Rows from a dataset of charts and code
····················
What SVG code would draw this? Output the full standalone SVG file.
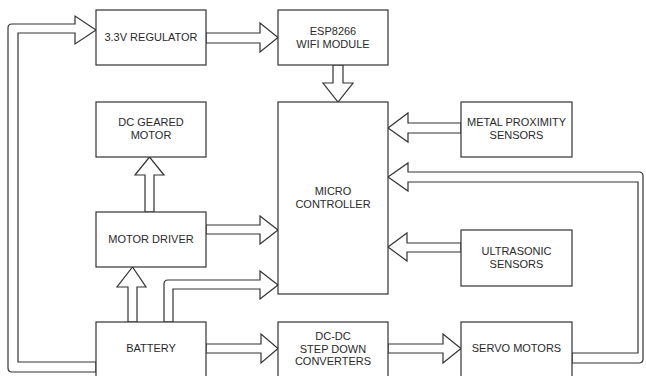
<svg xmlns="http://www.w3.org/2000/svg" width="646" height="376" viewBox="0 0 646 376">
<style>
.box{fill:#fff;stroke:#333;stroke-width:1.2}
.arr{fill:#fff;stroke:#333;stroke-width:1.2;stroke-linejoin:miter}
.t{font-family:"Liberation Sans",Arial,sans-serif;font-size:11px;fill:#2a2a2a;text-anchor:middle}
</style>
<rect width="646" height="376" fill="#fff"/>
<g id="connectors">
<path class="arr" d="M96,372 L12,372 Q8,372 8,368 L8,28 Q8,24 12,24 L75,24 L75,16 L96,30 L75,44 L75,33 L18,33 L18,362 L96,362 Z"/>
<path class="arr" d="M206,33 L260,33 L260,23 L278,37.5 L260,52 L260,43 L206,43 Z"/>
<path class="arr" d="M333,65 L333,83 L323,83 L338,102 L353,83 L343,83 L343,65 Z"/>
<path class="arr" d="M461,123 L408,123 L408,113 L388,128 L408,142 L408,133 L461,133 Z"/>
<path class="arr" d="M572,353 L638,353 L638,182 L408,182 L408,191 L388,177 L408,163 L408,172 L639,172 Q643,172 643,176 L643,359 Q643,363 639,363 L572,363 Z"/>
<path class="arr" d="M461,243 L407,243 L407,233 L388,247 L407,261 L407,252 L461,252 Z"/>
<path class="arr" d="M145,212 L145,175 L135,175 L149.5,157 L164,175 L154,175 L154,212 Z"/>
<path class="arr" d="M206,225 L260,225 L260,216 L278,230 L260,244 L260,234 L206,234 Z"/>
<path class="arr" d="M128,322 L128,287 L117,287 L132.5,267 L146,287 L137,287 L137,322 Z"/>
<path class="arr" d="M164,322 L164,284 Q164,280 168,280 L260,280 L260,271 L278,285 L260,299 L260,289 L173,289 L173,322 Z"/>
<path class="arr" d="M206,344 L261,344 L261,334 L278,348.5 L261,363 L261,353 L206,353 Z"/>
<path class="arr" d="M388,344 L443,344 L443,334 L461,348.5 L443,363 L443,353 L388,353 Z"/>
</g>
<g id="regulator"><rect class="box" x="96" y="10" width="110" height="55"/><text class="t" x="151" y="41">3.3V REGULATOR</text></g>
<g id="esp8266"><rect class="box" x="278" y="10" width="110" height="55"/><text class="t" x="333" y="35">ESP8266</text><text class="t" x="333" y="47.5">WIFI MODULE</text></g>
<g id="dcmotor"><rect class="box" x="96" y="102" width="110" height="55"/><text class="t" x="151" y="126">DC GEARED</text><text class="t" x="151" y="138.5">MOTOR</text></g>
<g id="microcontroller"><rect class="box" x="278" y="102" width="110" height="192"/><text class="t" x="333" y="195">MICRO</text><text class="t" x="333" y="207.5">CONTROLLER</text></g>
<g id="metal"><rect class="box" x="461" y="102" width="111" height="55"/><text class="t" x="516.5" y="126">METAL PROXIMITY</text><text class="t" x="516.5" y="138.5">SENSORS</text></g>
<g id="motordriver"><rect class="box" x="96" y="212" width="110" height="55"/><text class="t" x="151" y="243">MOTOR DRIVER</text></g>
<g id="ultrasonic"><rect class="box" x="461" y="230" width="111" height="56"/><text class="t" x="516.5" y="255">ULTRASONIC</text><text class="t" x="516.5" y="267.5">SENSORS</text></g>
<g id="battery"><rect class="box" x="96" y="322" width="110" height="56"/><text class="t" x="151" y="352">BATTERY</text></g>
<g id="dcdc"><rect class="box" x="278" y="322" width="110" height="56"/><text class="t" x="333" y="340">DC-DC</text><text class="t" x="333" y="352.5">STEP DOWN</text><text class="t" x="333" y="365">CONVERTERS</text></g>
<g id="servo"><rect class="box" x="461" y="322" width="111" height="56"/><text class="t" x="516.5" y="352">SERVO MOTORS</text></g>
</svg>
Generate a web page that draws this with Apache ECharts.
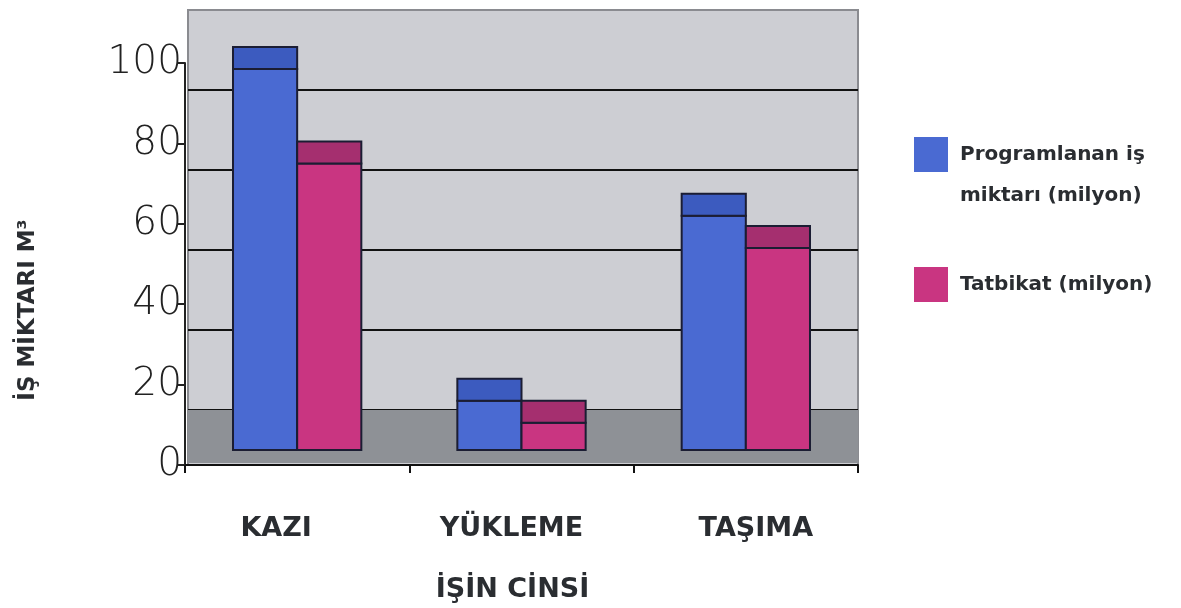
····················
■ **Objective**:
Reproduce the whole listing exactly, but not the images in it.

■ **In response**:
What SVG code would draw this? Output the full standalone SVG file.
<svg xmlns="http://www.w3.org/2000/svg" width="646" height="376" viewBox="0 0 646 376">
<style>
.box{fill:#fff;stroke:#333;stroke-width:1.2}
.arr{fill:#fff;stroke:#333;stroke-width:1.2;stroke-linejoin:miter}
.t{font-family:"Liberation Sans",Arial,sans-serif;font-size:11px;fill:#2a2a2a;text-anchor:middle}
</style>
<rect width="646" height="376" fill="#fff"/>
<g id="connectors">
<path class="arr" d="M96,372 L12,372 Q8,372 8,368 L8,28 Q8,24 12,24 L75,24 L75,16 L96,30 L75,44 L75,33 L18,33 L18,362 L96,362 Z"/>
<path class="arr" d="M206,33 L260,33 L260,23 L278,37.5 L260,52 L260,43 L206,43 Z"/>
<path class="arr" d="M333,65 L333,83 L323,83 L338,102 L353,83 L343,83 L343,65 Z"/>
<path class="arr" d="M461,123 L408,123 L408,113 L388,128 L408,142 L408,133 L461,133 Z"/>
<path class="arr" d="M572,353 L638,353 L638,182 L408,182 L408,191 L388,177 L408,163 L408,172 L639,172 Q643,172 643,176 L643,359 Q643,363 639,363 L572,363 Z"/>
<path class="arr" d="M461,243 L407,243 L407,233 L388,247 L407,261 L407,252 L461,252 Z"/>
<path class="arr" d="M145,212 L145,175 L135,175 L149.5,157 L164,175 L154,175 L154,212 Z"/>
<path class="arr" d="M206,225 L260,225 L260,216 L278,230 L260,244 L260,234 L206,234 Z"/>
<path class="arr" d="M128,322 L128,287 L117,287 L132.5,267 L146,287 L137,287 L137,322 Z"/>
<path class="arr" d="M164,322 L164,284 Q164,280 168,280 L260,280 L260,271 L278,285 L260,299 L260,289 L173,289 L173,322 Z"/>
<path class="arr" d="M206,344 L261,344 L261,334 L278,348.5 L261,363 L261,353 L206,353 Z"/>
<path class="arr" d="M388,344 L443,344 L443,334 L461,348.5 L443,363 L443,353 L388,353 Z"/>
</g>
<g id="regulator"><rect class="box" x="96" y="10" width="110" height="55"/><text class="t" x="151" y="41">3.3V REGULATOR</text></g>
<g id="esp8266"><rect class="box" x="278" y="10" width="110" height="55"/><text class="t" x="333" y="35">ESP8266</text><text class="t" x="333" y="47.5">WIFI MODULE</text></g>
<g id="dcmotor"><rect class="box" x="96" y="102" width="110" height="55"/><text class="t" x="151" y="126">DC GEARED</text><text class="t" x="151" y="138.5">MOTOR</text></g>
<g id="microcontroller"><rect class="box" x="278" y="102" width="110" height="192"/><text class="t" x="333" y="195">MICRO</text><text class="t" x="333" y="207.5">CONTROLLER</text></g>
<g id="metal"><rect class="box" x="461" y="102" width="111" height="55"/><text class="t" x="516.5" y="126">METAL PROXIMITY</text><text class="t" x="516.5" y="138.5">SENSORS</text></g>
<g id="motordriver"><rect class="box" x="96" y="212" width="110" height="55"/><text class="t" x="151" y="243">MOTOR DRIVER</text></g>
<g id="ultrasonic"><rect class="box" x="461" y="230" width="111" height="56"/><text class="t" x="516.5" y="255">ULTRASONIC</text><text class="t" x="516.5" y="267.5">SENSORS</text></g>
<g id="battery"><rect class="box" x="96" y="322" width="110" height="56"/><text class="t" x="151" y="352">BATTERY</text></g>
<g id="dcdc"><rect class="box" x="278" y="322" width="110" height="56"/><text class="t" x="333" y="340">DC-DC</text><text class="t" x="333" y="352.5">STEP DOWN</text><text class="t" x="333" y="365">CONVERTERS</text></g>
<g id="servo"><rect class="box" x="461" y="322" width="111" height="56"/><text class="t" x="516.5" y="352">SERVO MOTORS</text></g>
</svg>
Generate a web page that draws this with Apache ECharts.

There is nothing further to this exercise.